What is being asked: Pictures within the data are to be left out; everything else must be reproduced exactly.

--- START ---

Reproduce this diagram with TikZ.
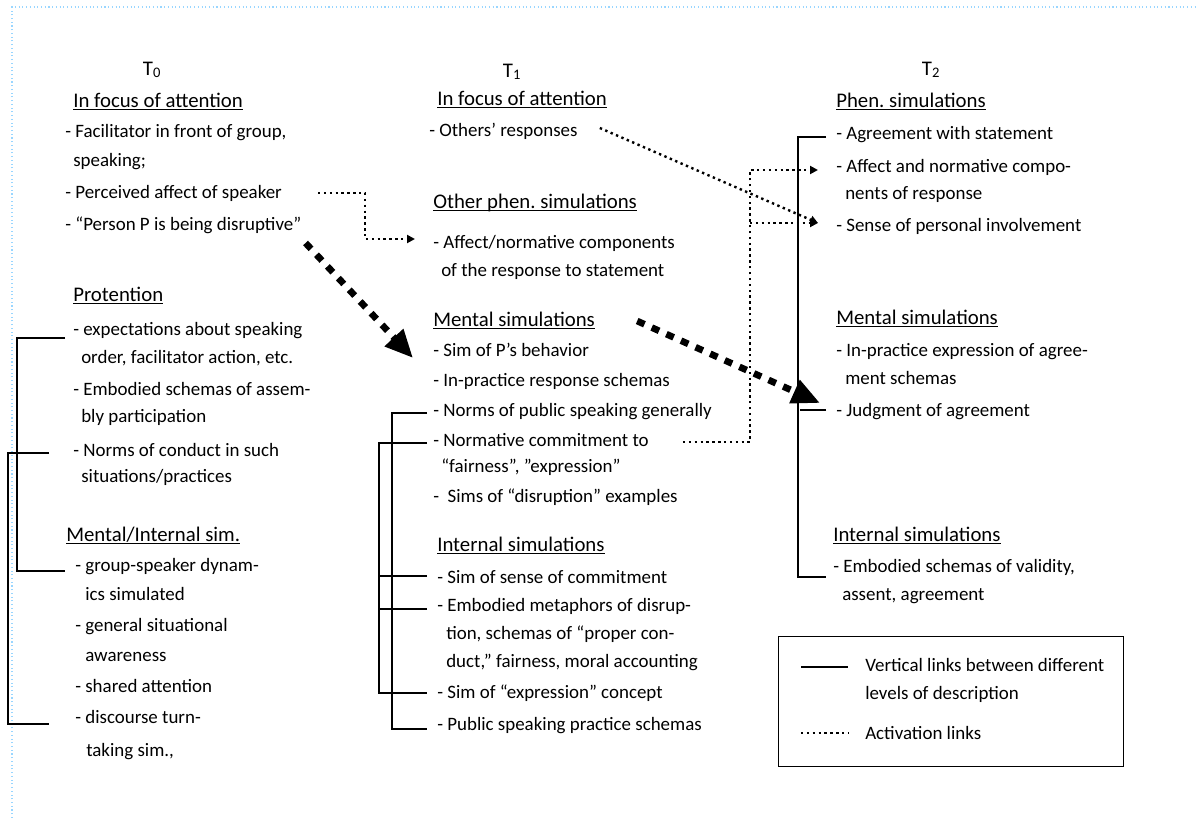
\documentclass[tikz,border=0pt]{standalone}
\usepackage{fontspec}
\setmainfont{Carlito}
\usetikzlibrary{
  calc,
  positioning,
  arrows.meta
}
\newcommand\heading[1]{\underline{\smash{#1}}}
\frenchspacing

\begin{document}
\begin{tikzpicture}[x=0.75pt, y=-0.75pt,
    txt/.style = {anchor=base west, inner sep=0pt, font=\fontsize{14.2}{17}\selectfont},
    head/.style = {anchor=base west, inner sep=0pt, font=\fontsize{15.6}{19}\selectfont},
    tlabel/.style = {anchor=base, inner sep=0pt, font=\fontsize{15.6}{19}\selectfont},
    vlink/.style = {line width=2pt},
    dotline/.style = {line width=1.8pt, dash pattern=on 1.8pt off 2.6pt},
    alink/.style = {dotline, -{Triangle[length=6pt,width=6pt]}},
    bigarrow/.style = {line width=5pt, dash pattern=on 6pt off 6pt, -{Triangle[length=21pt,width=18pt]}}
  ]
  \useasboundingbox (0,0) rectangle (1197,818);
  \draw[blue!40!cyan!40, line width=0.8pt, dotted] (12,818) -- (12,7) -- (1197,7);

  \node[tlabel] (t0) at (152,75) {T\textsubscript{0}};
  \node[tlabel] (t1) at (512,77) {T\textsubscript{1}};
  \node[tlabel] (t2) at (931,75) {T\textsubscript{2}};

  \node[head] (h0a) at (73,107) {\heading{In focus of attention}};
  \node[txt] (f1) at (65,137) {- Facilitator in front of group,};
  \node[txt] (f1b) at (73,166) {speaking;};
  \node[txt] (f2) at (65,198) {- Perceived affect of speaker};
  \node[txt] (f3) at (65,230) {- “Person P is being disruptive”};
  \node[head] (h0b) at (73,301) {\heading{Protention}};
  \node[txt] (p1) at (73,335) {- expectations about speaking};
  \node[txt] (p1b) at (81,363) {order, facilitator action, etc.};
  \node[txt] (p2) at (73,395) {- Embodied schemas of assem-};
  \node[txt] (p2b) at (81,422) {bly participation};
  \node[txt] (p3) at (73,456) {- Norms of conduct in such};
  \node[txt] (p3b) at (81,482) {situations/practices};
  \node[head] (h0c) at (66,541) {\heading{Mental/Internal sim.}};
  \node[txt] (m1) at (75,571) {- group-speaker dynam-};
  \node[txt] (m1b) at (85,600) {ics simulated};
  \node[txt] (m2) at (75,631) {- general situational};
  \node[txt] (m2b) at (85,661) {awareness};
  \node[txt] (m3) at (75,692) {- shared attention};
  \node[txt] (m4) at (75,723) {- discourse turn-};
  \node[txt] (m4b) at (86,756) {taking sim.,};

  \node[head] (h1a) at (437,105) {\heading{In focus of attention}};
  \node[txt] (o1) at (429,136) {- Others’ responses};
  \node[head] (h1b) at (433,208) {\heading{Other phen. simulations}};
  \node[txt] (af1) at (433,248) {- Affect/normative components};
  \node[txt] (af1b) at (441,276) {of the response to statement};
  \node[head] (h1c) at (433,326) {\heading{Mental simulations}};
  \node[txt] (ms1) at (433,356) {- Sim of P’s behavior};
  \node[txt] (ms2) at (433,386) {- In-practice response schemas};
  \node[txt] (ms3) at (433,416) {- Norms of public speaking generally};
  \node[txt] (ms4) at (433,446) {- Normative commitment to};
  \node[txt] (ms4b) at (441,472) {“fairness”, ”expression”};
  \node[txt] (ms5) at (433,502) {- \ Sims of “disruption” examples};
  \node[head] (h1d) at (437,551) {\heading{Internal simulations}};
  \node[txt] (is1) at (437,583) {- Sim of sense of commitment};
  \node[txt] (is2) at (437,611) {- Embodied metaphors of disrup-};
  \node[txt] (is2b) at (446,639) {tion, schemas of “proper con-};
  \node[txt] (is2c) at (446,667) {duct,” fairness, moral accounting};
  \node[txt] (is3) at (437,698) {- Sim of “expression” concept};
  \node[txt] (is4) at (437,730) {- Public speaking practice schemas};

  \node[head] (h2a) at (836,107) {\heading{Phen. simulations}};
  \node[txt] (ag) at (836,139) {- Agreement with statement};
  \node[txt] (an1) at (836,172) {- Affect and normative compo-};
  \node[txt] (an1b) at (845,199) {nents of response};
  \node[txt] (sp) at (836,231) {- Sense of personal involvement};
  \node[head] (h2b) at (836,324) {\heading{Mental simulations}};
  \node[txt] (ip1) at (836,356) {- In-practice expression of agree-};
  \node[txt] (ip1b) at (845,384) {ment schemas};
  \node[txt] (jd) at (836,416) {- Judgment of agreement};
  \node[head] (h2c) at (833,541) {\heading{Internal simulations}};
  \node[txt] (es1) at (833,572) {- Embodied schemas of validity,};
  \node[txt] (es1b) at (842,600) {assent, agreement};

  \draw[vlink] ($(p1.base west)+(-8,3)$) -- ++(-48,0) |- ($(m1.base west)+(-10,0)$);
  \draw[vlink] ($(p3.base west)+(-24,-3)$) -- ++(-41,0) |- ($(m4.base west)+(-26,1)$);
  \draw[vlink] ($(ms3.base west)+(-6,-3)$) -- ++(-35,0) |- ($(is4.base west)+(-10,-1)$);
  \draw[vlink] ($(ms4.base west)+(-6,-3)$) -- ++(-48,0) |- ($(is3.base west)+(-10,-5)$);
  \draw[vlink] ($(is1.base west)+(-10,-7)$) -- ++(-48,0);
  \draw[vlink] ($(is2.base west)+(-10,-2)$) -- ++(-48,0);
  \draw[vlink] ($(ag.base west)+(-10,-2)$) -- ++(-28,0) |- ($(es1.base west)+(-7,5)$);
  \draw[vlink] ($(jd.base west)+(-10,-6)$) -- ++(-26,0);

  \draw[alink] ($(f2.base east)+(36,-5)$) -- ++(47,0) |- ($(af1.base west)+(-18,-9)$);
  \coordinate (spin) at ($(sp.base west)+(-18,-8)$);
  \draw[alink] ($(o1.base east)+(22,-8)$) -- (spin);
  \draw[alink] ($(ms4.base east)+(34,-4)$) -- ++(67,0) coordinate (actb) |- ($(an1.base west)+(-18,-2)$);
  \draw[alink] (actb |- spin) -- (spin);

  \draw[bigarrow] ($(f3.base east)+(4,13)$) -- ($(h1c.base west)+(-20,32)$);
  \draw[bigarrow] ($(h1c.base east)+(42,-5)$) -- ($(jd.base west)+(-16,-13)$);

  \node[draw, line width=0.8pt, inner sep=0pt, minimum width=258.75pt, minimum height=97.5pt, anchor=north west] (key) at (778,636) {};
  \draw[vlink] ($(key.north west)+(23,31)$) -- ++(47,0);
  \node[txt] (k1) at ($(key.north west)+(87,35)$) {Vertical links between different};
  \node[txt] (k1b) at ($(key.north west)+(87,63)$) {levels of description};
  \draw[dotline] ($(key.north west)+(23,97)$) -- ++(48,0);
  \node[txt] (k2) at ($(key.north west)+(87,103)$) {Activation links};
\end{tikzpicture}
\end{document}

--- END ---

Finished task:
Reproduce this diagram with TikZ.
\documentclass[tikz,border=0pt]{standalone}
\usepackage{fontspec}
\setmainfont{Carlito}
\usetikzlibrary{
  calc,
  positioning,
  arrows.meta
}
\newcommand\heading[1]{\underline{\smash{#1}}}
\frenchspacing

\begin{document}
\begin{tikzpicture}[x=0.75pt, y=-0.75pt,
    txt/.style = {anchor=base west, inner sep=0pt, font=\fontsize{14.2}{17}\selectfont},
    head/.style = {anchor=base west, inner sep=0pt, font=\fontsize{15.6}{19}\selectfont},
    tlabel/.style = {anchor=base, inner sep=0pt, font=\fontsize{15.6}{19}\selectfont},
    vlink/.style = {line width=2pt},
    dotline/.style = {line width=1.8pt, dash pattern=on 1.8pt off 2.6pt},
    alink/.style = {dotline, -{Triangle[length=6pt,width=6pt]}},
    bigarrow/.style = {line width=5pt, dash pattern=on 6pt off 6pt, -{Triangle[length=21pt,width=18pt]}}
  ]
  \useasboundingbox (0,0) rectangle (1197,818);
  \draw[blue!40!cyan!40, line width=0.8pt, dotted] (12,818) -- (12,7) -- (1197,7);

  \node[tlabel] (t0) at (152,75) {T\textsubscript{0}};
  \node[tlabel] (t1) at (512,77) {T\textsubscript{1}};
  \node[tlabel] (t2) at (931,75) {T\textsubscript{2}};

  \node[head] (h0a) at (73,107) {\heading{In focus of attention}};
  \node[txt] (f1) at (65,137) {- Facilitator in front of group,};
  \node[txt] (f1b) at (73,166) {speaking;};
  \node[txt] (f2) at (65,198) {- Perceived affect of speaker};
  \node[txt] (f3) at (65,230) {- “Person P is being disruptive”};
  \node[head] (h0b) at (73,301) {\heading{Protention}};
  \node[txt] (p1) at (73,335) {- expectations about speaking};
  \node[txt] (p1b) at (81,363) {order, facilitator action, etc.};
  \node[txt] (p2) at (73,395) {- Embodied schemas of assem-};
  \node[txt] (p2b) at (81,422) {bly participation};
  \node[txt] (p3) at (73,456) {- Norms of conduct in such};
  \node[txt] (p3b) at (81,482) {situations/practices};
  \node[head] (h0c) at (66,541) {\heading{Mental/Internal sim.}};
  \node[txt] (m1) at (75,571) {- group-speaker dynam-};
  \node[txt] (m1b) at (85,600) {ics simulated};
  \node[txt] (m2) at (75,631) {- general situational};
  \node[txt] (m2b) at (85,661) {awareness};
  \node[txt] (m3) at (75,692) {- shared attention};
  \node[txt] (m4) at (75,723) {- discourse turn-};
  \node[txt] (m4b) at (86,756) {taking sim.,};

  \node[head] (h1a) at (437,105) {\heading{In focus of attention}};
  \node[txt] (o1) at (429,136) {- Others’ responses};
  \node[head] (h1b) at (433,208) {\heading{Other phen. simulations}};
  \node[txt] (af1) at (433,248) {- Affect/normative components};
  \node[txt] (af1b) at (441,276) {of the response to statement};
  \node[head] (h1c) at (433,326) {\heading{Mental simulations}};
  \node[txt] (ms1) at (433,356) {- Sim of P’s behavior};
  \node[txt] (ms2) at (433,386) {- In-practice response schemas};
  \node[txt] (ms3) at (433,416) {- Norms of public speaking generally};
  \node[txt] (ms4) at (433,446) {- Normative commitment to};
  \node[txt] (ms4b) at (441,472) {“fairness”, ”expression”};
  \node[txt] (ms5) at (433,502) {- \ Sims of “disruption” examples};
  \node[head] (h1d) at (437,551) {\heading{Internal simulations}};
  \node[txt] (is1) at (437,583) {- Sim of sense of commitment};
  \node[txt] (is2) at (437,611) {- Embodied metaphors of disrup-};
  \node[txt] (is2b) at (446,639) {tion, schemas of “proper con-};
  \node[txt] (is2c) at (446,667) {duct,” fairness, moral accounting};
  \node[txt] (is3) at (437,698) {- Sim of “expression” concept};
  \node[txt] (is4) at (437,730) {- Public speaking practice schemas};

  \node[head] (h2a) at (836,107) {\heading{Phen. simulations}};
  \node[txt] (ag) at (836,139) {- Agreement with statement};
  \node[txt] (an1) at (836,172) {- Affect and normative compo-};
  \node[txt] (an1b) at (845,199) {nents of response};
  \node[txt] (sp) at (836,231) {- Sense of personal involvement};
  \node[head] (h2b) at (836,324) {\heading{Mental simulations}};
  \node[txt] (ip1) at (836,356) {- In-practice expression of agree-};
  \node[txt] (ip1b) at (845,384) {ment schemas};
  \node[txt] (jd) at (836,416) {- Judgment of agreement};
  \node[head] (h2c) at (833,541) {\heading{Internal simulations}};
  \node[txt] (es1) at (833,572) {- Embodied schemas of validity,};
  \node[txt] (es1b) at (842,600) {assent, agreement};

  \draw[vlink] ($(p1.base west)+(-8,3)$) -- ++(-48,0) |- ($(m1.base west)+(-10,0)$);
  \draw[vlink] ($(p3.base west)+(-24,-3)$) -- ++(-41,0) |- ($(m4.base west)+(-26,1)$);
  \draw[vlink] ($(ms3.base west)+(-6,-3)$) -- ++(-35,0) |- ($(is4.base west)+(-10,-1)$);
  \draw[vlink] ($(ms4.base west)+(-6,-3)$) -- ++(-48,0) |- ($(is3.base west)+(-10,-5)$);
  \draw[vlink] ($(is1.base west)+(-10,-7)$) -- ++(-48,0);
  \draw[vlink] ($(is2.base west)+(-10,-2)$) -- ++(-48,0);
  \draw[vlink] ($(ag.base west)+(-10,-2)$) -- ++(-28,0) |- ($(es1.base west)+(-7,5)$);
  \draw[vlink] ($(jd.base west)+(-10,-6)$) -- ++(-26,0);

  \draw[alink] ($(f2.base east)+(36,-5)$) -- ++(47,0) |- ($(af1.base west)+(-18,-9)$);
  \coordinate (spin) at ($(sp.base west)+(-18,-8)$);
  \draw[alink] ($(o1.base east)+(22,-8)$) -- (spin);
  \draw[alink] ($(ms4.base east)+(34,-4)$) -- ++(67,0) coordinate (actb) |- ($(an1.base west)+(-18,-2)$);
  \draw[alink] (actb |- spin) -- (spin);

  \draw[bigarrow] ($(f3.base east)+(4,13)$) -- ($(h1c.base west)+(-20,32)$);
  \draw[bigarrow] ($(h1c.base east)+(42,-5)$) -- ($(jd.base west)+(-16,-13)$);

  \node[draw, line width=0.8pt, inner sep=0pt, minimum width=258.75pt, minimum height=97.5pt, anchor=north west] (key) at (778,636) {};
  \draw[vlink] ($(key.north west)+(23,31)$) -- ++(47,0);
  \node[txt] (k1) at ($(key.north west)+(87,35)$) {Vertical links between different};
  \node[txt] (k1b) at ($(key.north west)+(87,63)$) {levels of description};
  \draw[dotline] ($(key.north west)+(23,97)$) -- ++(48,0);
  \node[txt] (k2) at ($(key.north west)+(87,103)$) {Activation links};
\end{tikzpicture}
\end{document}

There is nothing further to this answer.